>> START

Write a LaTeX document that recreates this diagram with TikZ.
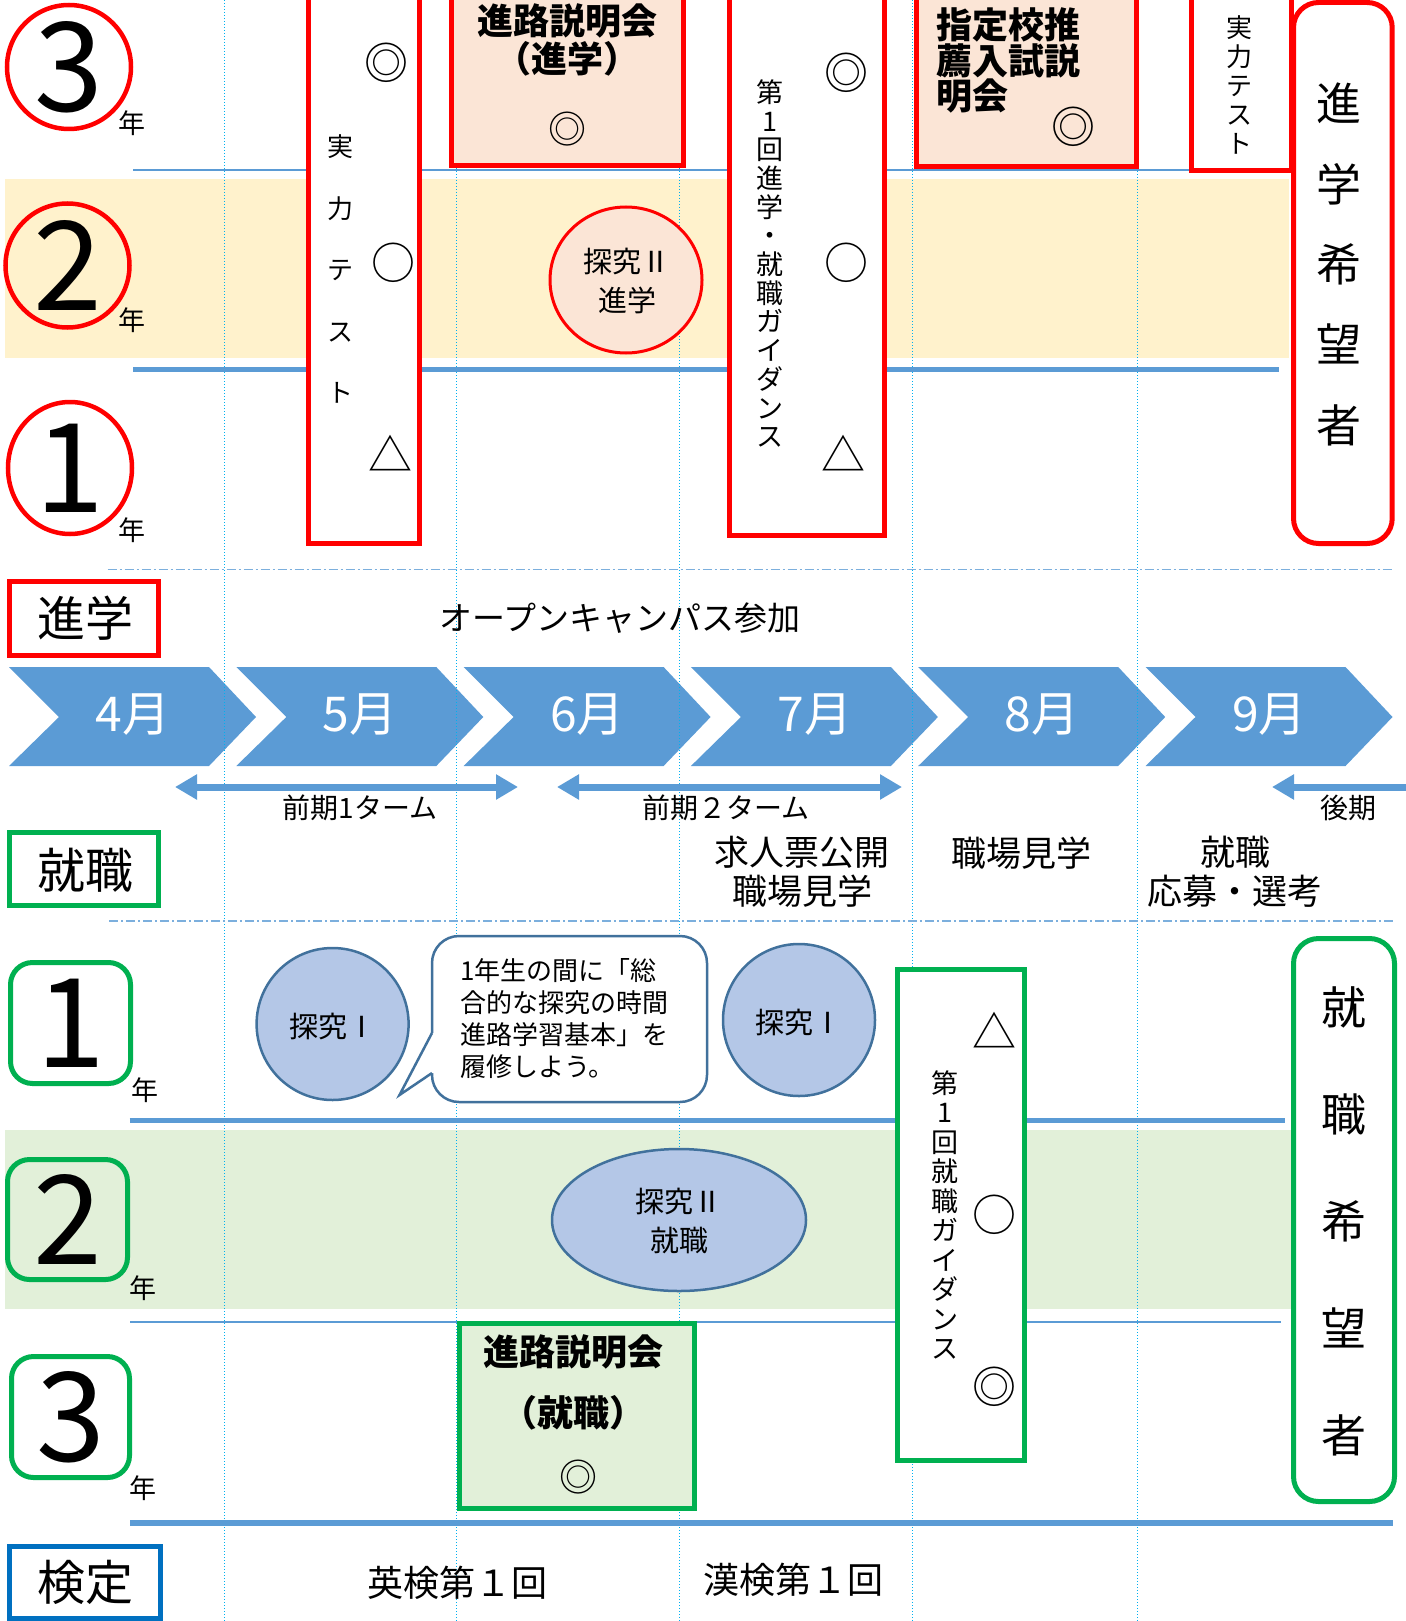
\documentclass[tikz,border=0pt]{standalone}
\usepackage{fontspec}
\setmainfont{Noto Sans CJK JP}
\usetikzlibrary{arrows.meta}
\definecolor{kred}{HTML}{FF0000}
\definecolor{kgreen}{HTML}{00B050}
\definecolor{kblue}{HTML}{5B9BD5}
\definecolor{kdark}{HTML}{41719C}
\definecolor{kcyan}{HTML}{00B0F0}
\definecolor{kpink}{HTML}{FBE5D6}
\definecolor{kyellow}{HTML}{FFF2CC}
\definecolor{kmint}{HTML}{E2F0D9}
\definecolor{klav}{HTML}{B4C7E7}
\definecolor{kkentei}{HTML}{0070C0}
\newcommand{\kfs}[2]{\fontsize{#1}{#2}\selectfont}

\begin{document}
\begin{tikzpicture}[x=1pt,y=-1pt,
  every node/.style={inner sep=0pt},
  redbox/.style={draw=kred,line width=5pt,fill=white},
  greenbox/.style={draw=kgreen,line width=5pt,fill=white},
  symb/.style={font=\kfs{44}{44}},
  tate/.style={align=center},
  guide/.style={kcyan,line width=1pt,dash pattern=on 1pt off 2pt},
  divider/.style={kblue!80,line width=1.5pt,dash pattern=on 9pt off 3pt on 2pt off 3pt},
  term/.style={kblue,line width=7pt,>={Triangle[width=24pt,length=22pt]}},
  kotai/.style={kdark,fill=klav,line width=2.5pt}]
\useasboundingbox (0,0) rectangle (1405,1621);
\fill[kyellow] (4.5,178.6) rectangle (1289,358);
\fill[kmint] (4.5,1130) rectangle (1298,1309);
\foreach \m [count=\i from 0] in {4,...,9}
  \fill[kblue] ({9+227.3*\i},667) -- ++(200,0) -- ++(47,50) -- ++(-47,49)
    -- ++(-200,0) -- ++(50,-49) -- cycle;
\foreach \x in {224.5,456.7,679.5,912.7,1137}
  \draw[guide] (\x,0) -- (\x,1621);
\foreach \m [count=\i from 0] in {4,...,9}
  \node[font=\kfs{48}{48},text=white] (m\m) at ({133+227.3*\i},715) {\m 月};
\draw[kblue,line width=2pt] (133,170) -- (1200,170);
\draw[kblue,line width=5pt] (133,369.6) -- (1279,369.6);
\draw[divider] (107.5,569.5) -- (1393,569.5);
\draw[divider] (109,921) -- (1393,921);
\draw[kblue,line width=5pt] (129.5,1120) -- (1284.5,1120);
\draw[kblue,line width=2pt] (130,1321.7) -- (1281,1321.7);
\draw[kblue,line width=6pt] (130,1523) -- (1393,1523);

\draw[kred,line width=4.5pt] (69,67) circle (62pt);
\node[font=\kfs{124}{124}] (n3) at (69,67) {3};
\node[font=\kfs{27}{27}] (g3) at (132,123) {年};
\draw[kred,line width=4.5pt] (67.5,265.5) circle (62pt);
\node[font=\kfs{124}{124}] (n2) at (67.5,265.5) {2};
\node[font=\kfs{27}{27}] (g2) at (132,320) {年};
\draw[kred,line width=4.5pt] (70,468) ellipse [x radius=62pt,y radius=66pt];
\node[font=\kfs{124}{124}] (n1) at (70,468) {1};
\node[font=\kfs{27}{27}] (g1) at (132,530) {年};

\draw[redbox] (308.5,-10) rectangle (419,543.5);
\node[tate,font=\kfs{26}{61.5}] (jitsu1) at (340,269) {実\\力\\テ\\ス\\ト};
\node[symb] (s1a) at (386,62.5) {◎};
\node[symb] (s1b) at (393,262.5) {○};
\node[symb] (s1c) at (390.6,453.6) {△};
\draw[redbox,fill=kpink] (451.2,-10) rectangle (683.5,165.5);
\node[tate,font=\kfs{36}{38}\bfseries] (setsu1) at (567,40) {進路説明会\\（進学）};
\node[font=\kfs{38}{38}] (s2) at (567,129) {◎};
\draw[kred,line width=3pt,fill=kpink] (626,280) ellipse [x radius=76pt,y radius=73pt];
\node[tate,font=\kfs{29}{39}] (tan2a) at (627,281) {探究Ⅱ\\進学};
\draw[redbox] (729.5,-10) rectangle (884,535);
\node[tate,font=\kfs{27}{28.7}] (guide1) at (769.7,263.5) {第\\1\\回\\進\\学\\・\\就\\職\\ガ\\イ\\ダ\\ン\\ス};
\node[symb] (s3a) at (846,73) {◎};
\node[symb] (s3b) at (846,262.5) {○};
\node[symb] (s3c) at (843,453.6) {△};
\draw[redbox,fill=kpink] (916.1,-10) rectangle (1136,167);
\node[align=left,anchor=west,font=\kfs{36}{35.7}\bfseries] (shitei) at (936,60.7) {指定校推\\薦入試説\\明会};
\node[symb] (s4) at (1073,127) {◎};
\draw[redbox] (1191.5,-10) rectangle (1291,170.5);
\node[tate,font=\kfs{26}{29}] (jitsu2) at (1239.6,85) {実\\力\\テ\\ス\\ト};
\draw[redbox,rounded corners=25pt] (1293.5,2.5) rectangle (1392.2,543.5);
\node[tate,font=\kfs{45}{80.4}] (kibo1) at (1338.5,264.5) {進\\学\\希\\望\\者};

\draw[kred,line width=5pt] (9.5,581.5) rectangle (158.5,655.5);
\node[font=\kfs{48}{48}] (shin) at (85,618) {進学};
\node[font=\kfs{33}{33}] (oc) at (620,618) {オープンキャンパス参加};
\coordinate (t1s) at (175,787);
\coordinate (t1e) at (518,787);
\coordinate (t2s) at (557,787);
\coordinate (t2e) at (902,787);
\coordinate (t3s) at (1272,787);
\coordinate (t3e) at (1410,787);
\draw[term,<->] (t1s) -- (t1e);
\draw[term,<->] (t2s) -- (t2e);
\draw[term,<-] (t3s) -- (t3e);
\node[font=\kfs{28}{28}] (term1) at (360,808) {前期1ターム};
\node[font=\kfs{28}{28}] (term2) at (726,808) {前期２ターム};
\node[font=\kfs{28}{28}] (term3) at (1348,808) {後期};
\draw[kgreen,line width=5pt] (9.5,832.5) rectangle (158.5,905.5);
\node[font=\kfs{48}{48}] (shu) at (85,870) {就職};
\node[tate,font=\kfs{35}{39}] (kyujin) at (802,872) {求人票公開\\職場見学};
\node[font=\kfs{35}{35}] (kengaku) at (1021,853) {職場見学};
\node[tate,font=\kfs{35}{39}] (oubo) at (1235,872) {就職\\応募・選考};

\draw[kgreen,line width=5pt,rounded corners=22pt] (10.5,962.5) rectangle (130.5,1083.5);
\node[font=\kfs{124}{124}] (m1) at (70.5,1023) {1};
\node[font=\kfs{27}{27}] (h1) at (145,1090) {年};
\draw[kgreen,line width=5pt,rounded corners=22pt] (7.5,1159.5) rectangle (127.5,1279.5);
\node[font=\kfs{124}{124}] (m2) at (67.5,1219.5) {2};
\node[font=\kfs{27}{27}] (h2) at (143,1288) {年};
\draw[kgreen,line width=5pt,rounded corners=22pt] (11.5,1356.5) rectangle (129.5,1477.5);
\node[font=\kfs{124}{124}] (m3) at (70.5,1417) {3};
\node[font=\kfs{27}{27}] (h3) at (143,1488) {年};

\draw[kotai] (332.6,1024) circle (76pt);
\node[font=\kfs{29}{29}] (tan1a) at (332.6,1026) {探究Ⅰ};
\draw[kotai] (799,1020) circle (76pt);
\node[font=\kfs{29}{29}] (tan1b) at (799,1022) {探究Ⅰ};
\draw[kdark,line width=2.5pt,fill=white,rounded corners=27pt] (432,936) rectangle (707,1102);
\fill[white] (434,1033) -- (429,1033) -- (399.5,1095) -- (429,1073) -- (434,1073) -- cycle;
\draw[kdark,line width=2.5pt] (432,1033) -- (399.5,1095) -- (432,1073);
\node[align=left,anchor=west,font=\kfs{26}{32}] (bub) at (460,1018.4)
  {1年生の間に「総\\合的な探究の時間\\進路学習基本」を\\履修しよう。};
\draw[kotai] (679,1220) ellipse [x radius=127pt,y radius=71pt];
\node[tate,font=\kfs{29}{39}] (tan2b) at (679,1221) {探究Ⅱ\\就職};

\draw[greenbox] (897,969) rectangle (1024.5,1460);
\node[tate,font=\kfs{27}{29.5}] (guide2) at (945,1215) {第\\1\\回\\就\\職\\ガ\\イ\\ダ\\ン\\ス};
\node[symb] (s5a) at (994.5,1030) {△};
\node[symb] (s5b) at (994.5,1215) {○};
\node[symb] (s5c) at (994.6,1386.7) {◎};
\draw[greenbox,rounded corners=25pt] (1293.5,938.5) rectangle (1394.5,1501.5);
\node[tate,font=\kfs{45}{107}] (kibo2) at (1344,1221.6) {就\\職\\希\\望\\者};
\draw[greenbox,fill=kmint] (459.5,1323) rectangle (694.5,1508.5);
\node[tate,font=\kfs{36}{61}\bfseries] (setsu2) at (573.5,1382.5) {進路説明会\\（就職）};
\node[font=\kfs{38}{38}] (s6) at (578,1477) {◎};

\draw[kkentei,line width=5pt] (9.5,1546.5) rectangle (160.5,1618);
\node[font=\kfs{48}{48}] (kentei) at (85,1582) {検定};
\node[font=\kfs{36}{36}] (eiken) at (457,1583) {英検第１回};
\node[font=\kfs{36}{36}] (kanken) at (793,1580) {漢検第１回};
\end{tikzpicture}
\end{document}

>> END

EXERCISE DIRECTIONS
Up to and including the line with "(130,1523) -- (1393,1523);", copy the data above from its first line. Skip pictures.

COMPLETE RESPONSE
Write a LaTeX document that recreates this diagram with TikZ.
\documentclass[tikz,border=0pt]{standalone}
\usepackage{fontspec}
\setmainfont{Noto Sans CJK JP}
\usetikzlibrary{arrows.meta}
\definecolor{kred}{HTML}{FF0000}
\definecolor{kgreen}{HTML}{00B050}
\definecolor{kblue}{HTML}{5B9BD5}
\definecolor{kdark}{HTML}{41719C}
\definecolor{kcyan}{HTML}{00B0F0}
\definecolor{kpink}{HTML}{FBE5D6}
\definecolor{kyellow}{HTML}{FFF2CC}
\definecolor{kmint}{HTML}{E2F0D9}
\definecolor{klav}{HTML}{B4C7E7}
\definecolor{kkentei}{HTML}{0070C0}
\newcommand{\kfs}[2]{\fontsize{#1}{#2}\selectfont}

\begin{document}
\begin{tikzpicture}[x=1pt,y=-1pt,
  every node/.style={inner sep=0pt},
  redbox/.style={draw=kred,line width=5pt,fill=white},
  greenbox/.style={draw=kgreen,line width=5pt,fill=white},
  symb/.style={font=\kfs{44}{44}},
  tate/.style={align=center},
  guide/.style={kcyan,line width=1pt,dash pattern=on 1pt off 2pt},
  divider/.style={kblue!80,line width=1.5pt,dash pattern=on 9pt off 3pt on 2pt off 3pt},
  term/.style={kblue,line width=7pt,>={Triangle[width=24pt,length=22pt]}},
  kotai/.style={kdark,fill=klav,line width=2.5pt}]
\useasboundingbox (0,0) rectangle (1405,1621);
\fill[kyellow] (4.5,178.6) rectangle (1289,358);
\fill[kmint] (4.5,1130) rectangle (1298,1309);
\foreach \m [count=\i from 0] in {4,...,9}
  \fill[kblue] ({9+227.3*\i},667) -- ++(200,0) -- ++(47,50) -- ++(-47,49)
    -- ++(-200,0) -- ++(50,-49) -- cycle;
\foreach \x in {224.5,456.7,679.5,912.7,1137}
  \draw[guide] (\x,0) -- (\x,1621);
\foreach \m [count=\i from 0] in {4,...,9}
  \node[font=\kfs{48}{48},text=white] (m\m) at ({133+227.3*\i},715) {\m 月};
\draw[kblue,line width=2pt] (133,170) -- (1200,170);
\draw[kblue,line width=5pt] (133,369.6) -- (1279,369.6);
\draw[divider] (107.5,569.5) -- (1393,569.5);
\draw[divider] (109,921) -- (1393,921);
\draw[kblue,line width=5pt] (129.5,1120) -- (1284.5,1120);
\draw[kblue,line width=2pt] (130,1321.7) -- (1281,1321.7);
\draw[kblue,line width=6pt] (130,1523) -- (1393,1523);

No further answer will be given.